[Saved entries]
################
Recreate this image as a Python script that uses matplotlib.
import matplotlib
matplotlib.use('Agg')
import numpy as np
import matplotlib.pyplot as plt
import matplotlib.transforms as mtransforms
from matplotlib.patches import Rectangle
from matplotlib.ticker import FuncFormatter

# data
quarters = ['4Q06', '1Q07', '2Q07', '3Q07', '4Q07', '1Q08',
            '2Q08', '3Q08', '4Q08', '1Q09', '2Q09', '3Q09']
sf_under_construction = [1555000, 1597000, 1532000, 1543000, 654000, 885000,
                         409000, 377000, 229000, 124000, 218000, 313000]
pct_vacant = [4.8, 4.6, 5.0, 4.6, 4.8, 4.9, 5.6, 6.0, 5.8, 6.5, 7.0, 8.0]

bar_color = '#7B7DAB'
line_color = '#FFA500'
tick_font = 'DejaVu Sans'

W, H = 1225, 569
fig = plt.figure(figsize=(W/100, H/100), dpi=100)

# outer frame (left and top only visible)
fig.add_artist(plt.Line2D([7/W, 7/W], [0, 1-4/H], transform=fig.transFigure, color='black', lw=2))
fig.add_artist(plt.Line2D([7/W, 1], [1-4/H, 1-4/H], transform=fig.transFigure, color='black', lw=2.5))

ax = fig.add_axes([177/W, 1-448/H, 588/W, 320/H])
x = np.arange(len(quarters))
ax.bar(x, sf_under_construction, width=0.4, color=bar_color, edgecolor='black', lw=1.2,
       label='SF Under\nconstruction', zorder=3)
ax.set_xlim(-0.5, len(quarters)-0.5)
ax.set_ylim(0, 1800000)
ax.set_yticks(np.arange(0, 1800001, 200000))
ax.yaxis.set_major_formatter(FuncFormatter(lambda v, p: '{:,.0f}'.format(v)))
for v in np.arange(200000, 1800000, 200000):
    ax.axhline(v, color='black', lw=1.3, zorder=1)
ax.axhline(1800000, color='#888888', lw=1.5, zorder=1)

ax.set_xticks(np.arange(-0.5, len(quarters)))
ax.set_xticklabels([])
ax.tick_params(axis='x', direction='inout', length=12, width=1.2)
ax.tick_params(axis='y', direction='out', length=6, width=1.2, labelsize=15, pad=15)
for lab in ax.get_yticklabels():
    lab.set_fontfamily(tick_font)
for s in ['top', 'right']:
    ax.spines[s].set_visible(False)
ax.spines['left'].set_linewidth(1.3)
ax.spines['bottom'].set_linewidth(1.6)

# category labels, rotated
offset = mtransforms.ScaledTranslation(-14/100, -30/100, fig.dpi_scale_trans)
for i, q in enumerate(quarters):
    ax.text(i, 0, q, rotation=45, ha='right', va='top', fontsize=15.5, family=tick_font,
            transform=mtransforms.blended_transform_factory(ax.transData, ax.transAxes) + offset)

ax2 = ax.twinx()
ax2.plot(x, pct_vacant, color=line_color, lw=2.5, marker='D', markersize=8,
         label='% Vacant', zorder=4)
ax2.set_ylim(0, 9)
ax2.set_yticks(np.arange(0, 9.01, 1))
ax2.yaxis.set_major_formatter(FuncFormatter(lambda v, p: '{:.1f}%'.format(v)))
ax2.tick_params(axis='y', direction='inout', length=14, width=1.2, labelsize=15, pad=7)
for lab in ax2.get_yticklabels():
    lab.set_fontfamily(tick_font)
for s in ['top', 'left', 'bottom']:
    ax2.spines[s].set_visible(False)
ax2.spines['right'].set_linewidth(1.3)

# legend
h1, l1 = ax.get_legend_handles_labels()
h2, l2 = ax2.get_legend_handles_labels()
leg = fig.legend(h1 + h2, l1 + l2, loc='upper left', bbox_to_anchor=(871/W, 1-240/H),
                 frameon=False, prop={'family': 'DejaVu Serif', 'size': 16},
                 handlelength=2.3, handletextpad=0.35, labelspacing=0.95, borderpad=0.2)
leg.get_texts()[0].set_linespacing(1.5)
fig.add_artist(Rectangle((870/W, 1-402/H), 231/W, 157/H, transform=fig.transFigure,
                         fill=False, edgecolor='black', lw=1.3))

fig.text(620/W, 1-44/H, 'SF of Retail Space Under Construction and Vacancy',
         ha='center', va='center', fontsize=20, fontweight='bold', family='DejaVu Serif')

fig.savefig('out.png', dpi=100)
################
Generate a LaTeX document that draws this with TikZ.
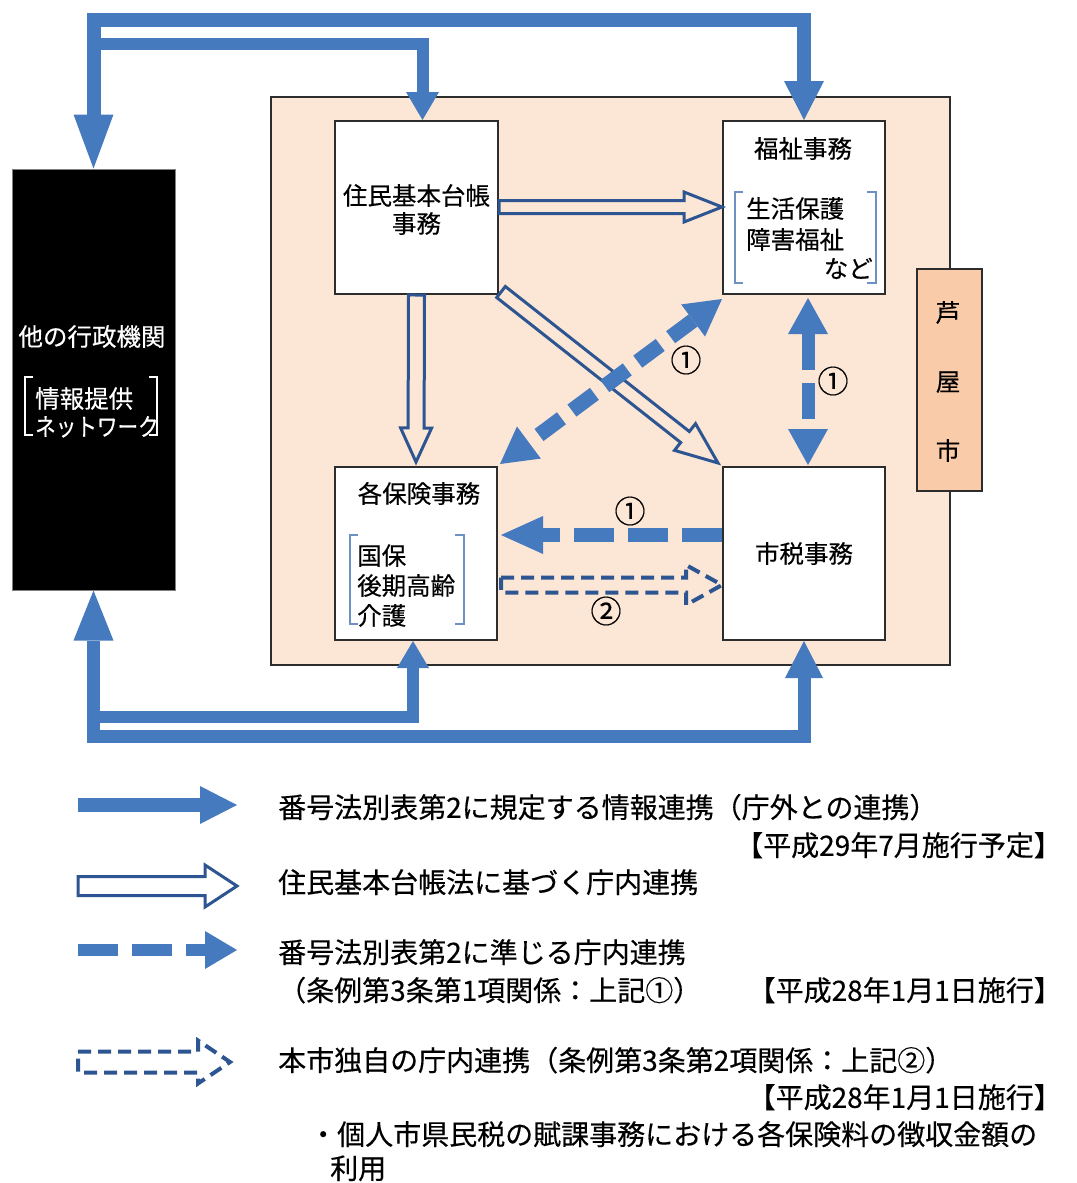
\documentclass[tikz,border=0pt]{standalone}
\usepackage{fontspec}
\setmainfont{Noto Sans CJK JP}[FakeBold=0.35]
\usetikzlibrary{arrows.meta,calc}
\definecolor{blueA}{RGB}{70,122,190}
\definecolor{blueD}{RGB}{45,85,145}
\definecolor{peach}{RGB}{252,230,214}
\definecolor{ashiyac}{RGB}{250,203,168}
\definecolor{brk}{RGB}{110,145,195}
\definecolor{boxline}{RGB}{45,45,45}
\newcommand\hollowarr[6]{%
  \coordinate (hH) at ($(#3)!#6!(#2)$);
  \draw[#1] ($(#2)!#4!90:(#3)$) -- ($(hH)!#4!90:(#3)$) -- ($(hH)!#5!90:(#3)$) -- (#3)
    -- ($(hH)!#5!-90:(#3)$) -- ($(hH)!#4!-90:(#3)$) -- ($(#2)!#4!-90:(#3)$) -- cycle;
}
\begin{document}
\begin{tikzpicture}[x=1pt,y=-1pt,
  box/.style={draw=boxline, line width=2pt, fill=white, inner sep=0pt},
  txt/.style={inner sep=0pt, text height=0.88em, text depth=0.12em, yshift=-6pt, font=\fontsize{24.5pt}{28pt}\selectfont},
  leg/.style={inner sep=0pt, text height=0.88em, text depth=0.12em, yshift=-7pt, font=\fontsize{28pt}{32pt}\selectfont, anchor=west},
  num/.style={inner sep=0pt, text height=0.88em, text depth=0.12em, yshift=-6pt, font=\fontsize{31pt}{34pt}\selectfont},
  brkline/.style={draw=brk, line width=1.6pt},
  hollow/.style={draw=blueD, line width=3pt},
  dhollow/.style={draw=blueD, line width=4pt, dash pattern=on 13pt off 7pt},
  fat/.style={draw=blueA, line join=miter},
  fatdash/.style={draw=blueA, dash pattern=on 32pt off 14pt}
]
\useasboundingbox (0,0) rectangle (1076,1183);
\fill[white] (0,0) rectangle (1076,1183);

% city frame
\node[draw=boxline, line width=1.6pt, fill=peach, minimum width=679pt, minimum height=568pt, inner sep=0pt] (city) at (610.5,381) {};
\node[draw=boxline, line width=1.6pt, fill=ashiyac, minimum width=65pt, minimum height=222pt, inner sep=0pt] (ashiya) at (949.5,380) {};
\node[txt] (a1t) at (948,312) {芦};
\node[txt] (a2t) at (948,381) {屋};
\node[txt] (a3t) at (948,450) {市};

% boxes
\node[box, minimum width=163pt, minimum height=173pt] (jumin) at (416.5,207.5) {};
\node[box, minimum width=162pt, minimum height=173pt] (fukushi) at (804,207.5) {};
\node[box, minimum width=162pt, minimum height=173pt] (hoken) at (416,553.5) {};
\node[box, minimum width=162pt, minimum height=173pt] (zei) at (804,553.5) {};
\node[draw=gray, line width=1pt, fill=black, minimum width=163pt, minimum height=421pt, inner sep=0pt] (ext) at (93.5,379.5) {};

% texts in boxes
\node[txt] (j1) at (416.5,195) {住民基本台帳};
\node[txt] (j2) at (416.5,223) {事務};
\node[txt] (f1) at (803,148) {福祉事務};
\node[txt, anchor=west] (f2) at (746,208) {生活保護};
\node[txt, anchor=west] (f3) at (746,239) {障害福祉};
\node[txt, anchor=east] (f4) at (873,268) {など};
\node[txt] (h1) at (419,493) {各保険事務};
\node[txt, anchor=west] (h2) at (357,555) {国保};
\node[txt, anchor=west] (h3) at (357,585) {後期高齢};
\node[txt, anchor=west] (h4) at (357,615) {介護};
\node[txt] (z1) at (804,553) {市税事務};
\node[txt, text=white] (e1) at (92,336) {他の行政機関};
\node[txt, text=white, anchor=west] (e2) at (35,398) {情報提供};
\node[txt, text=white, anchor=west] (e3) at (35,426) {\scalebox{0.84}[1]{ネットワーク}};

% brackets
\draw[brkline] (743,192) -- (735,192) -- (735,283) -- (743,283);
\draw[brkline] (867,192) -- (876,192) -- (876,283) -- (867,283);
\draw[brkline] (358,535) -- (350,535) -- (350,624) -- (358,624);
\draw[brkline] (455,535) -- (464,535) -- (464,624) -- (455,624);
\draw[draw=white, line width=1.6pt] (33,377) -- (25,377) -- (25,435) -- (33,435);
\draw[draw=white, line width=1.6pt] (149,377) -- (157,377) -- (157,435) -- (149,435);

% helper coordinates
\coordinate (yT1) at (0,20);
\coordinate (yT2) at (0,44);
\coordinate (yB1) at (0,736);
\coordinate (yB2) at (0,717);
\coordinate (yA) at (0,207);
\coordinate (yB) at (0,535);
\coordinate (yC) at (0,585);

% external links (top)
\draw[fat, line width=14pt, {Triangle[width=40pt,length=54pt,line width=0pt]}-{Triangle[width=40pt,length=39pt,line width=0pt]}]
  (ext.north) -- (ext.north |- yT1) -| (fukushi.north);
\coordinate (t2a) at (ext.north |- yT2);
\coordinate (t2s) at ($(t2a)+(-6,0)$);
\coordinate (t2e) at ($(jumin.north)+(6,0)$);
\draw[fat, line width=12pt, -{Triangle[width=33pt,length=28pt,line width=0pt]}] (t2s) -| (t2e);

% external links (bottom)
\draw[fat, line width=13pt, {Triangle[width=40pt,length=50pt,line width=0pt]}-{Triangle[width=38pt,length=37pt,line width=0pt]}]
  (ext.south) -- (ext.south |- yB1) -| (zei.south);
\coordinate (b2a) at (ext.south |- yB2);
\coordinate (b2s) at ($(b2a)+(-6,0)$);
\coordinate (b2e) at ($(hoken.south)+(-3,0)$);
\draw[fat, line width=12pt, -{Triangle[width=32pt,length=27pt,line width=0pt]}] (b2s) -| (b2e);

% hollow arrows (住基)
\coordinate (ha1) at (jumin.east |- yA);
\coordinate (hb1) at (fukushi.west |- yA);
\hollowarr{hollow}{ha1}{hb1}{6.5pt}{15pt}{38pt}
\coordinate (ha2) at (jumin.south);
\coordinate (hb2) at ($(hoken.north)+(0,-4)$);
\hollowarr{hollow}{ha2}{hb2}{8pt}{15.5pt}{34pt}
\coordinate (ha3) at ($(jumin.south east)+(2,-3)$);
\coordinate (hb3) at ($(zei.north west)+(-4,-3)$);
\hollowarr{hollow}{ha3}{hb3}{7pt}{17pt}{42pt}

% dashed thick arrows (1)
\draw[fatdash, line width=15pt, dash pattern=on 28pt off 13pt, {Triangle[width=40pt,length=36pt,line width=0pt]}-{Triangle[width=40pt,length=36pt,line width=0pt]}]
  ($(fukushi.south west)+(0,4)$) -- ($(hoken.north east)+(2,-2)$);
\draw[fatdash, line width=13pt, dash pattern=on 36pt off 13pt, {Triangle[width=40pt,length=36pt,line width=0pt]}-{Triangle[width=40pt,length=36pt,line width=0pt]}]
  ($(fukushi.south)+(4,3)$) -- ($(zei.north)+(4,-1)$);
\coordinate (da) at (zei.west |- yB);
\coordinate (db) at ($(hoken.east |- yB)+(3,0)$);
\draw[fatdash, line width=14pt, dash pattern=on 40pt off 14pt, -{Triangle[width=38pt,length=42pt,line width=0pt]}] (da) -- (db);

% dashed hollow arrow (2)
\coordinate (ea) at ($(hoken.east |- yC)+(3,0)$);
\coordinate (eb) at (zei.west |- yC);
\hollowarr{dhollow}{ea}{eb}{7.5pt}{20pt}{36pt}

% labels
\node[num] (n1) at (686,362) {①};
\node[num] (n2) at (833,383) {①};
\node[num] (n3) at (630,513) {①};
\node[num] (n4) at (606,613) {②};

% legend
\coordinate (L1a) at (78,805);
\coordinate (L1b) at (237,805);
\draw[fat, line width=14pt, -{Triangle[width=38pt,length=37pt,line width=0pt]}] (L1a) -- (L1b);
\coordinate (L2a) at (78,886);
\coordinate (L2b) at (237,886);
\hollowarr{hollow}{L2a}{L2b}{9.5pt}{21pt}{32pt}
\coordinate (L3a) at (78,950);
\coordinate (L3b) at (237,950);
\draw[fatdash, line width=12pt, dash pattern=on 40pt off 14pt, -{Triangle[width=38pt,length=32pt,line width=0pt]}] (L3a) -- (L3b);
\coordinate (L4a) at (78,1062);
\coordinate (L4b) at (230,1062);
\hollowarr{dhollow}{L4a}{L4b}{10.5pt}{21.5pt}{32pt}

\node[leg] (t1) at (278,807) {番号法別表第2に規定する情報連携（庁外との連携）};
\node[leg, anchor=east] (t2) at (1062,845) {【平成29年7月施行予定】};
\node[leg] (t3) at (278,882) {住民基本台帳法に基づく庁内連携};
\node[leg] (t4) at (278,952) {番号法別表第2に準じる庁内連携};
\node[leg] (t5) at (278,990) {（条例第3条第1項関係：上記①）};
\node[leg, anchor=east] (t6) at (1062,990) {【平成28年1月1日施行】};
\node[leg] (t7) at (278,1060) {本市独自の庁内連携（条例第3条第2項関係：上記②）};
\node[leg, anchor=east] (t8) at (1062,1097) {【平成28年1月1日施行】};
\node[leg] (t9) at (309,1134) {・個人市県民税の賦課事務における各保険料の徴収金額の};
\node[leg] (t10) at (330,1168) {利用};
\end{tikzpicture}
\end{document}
################
> _What the task requires_: Only the lines from the one containing "Recreate this image" through the one containing "from matplotlib.ticker import FuncFormatter" are to be reproduced, exactly as they appear.

> _Response_:
Recreate this image as a Python script that uses matplotlib.
import matplotlib
matplotlib.use('Agg')
import numpy as np
import matplotlib.pyplot as plt
import matplotlib.transforms as mtransforms
from matplotlib.patches import Rectangle
from matplotlib.ticker import FuncFormatter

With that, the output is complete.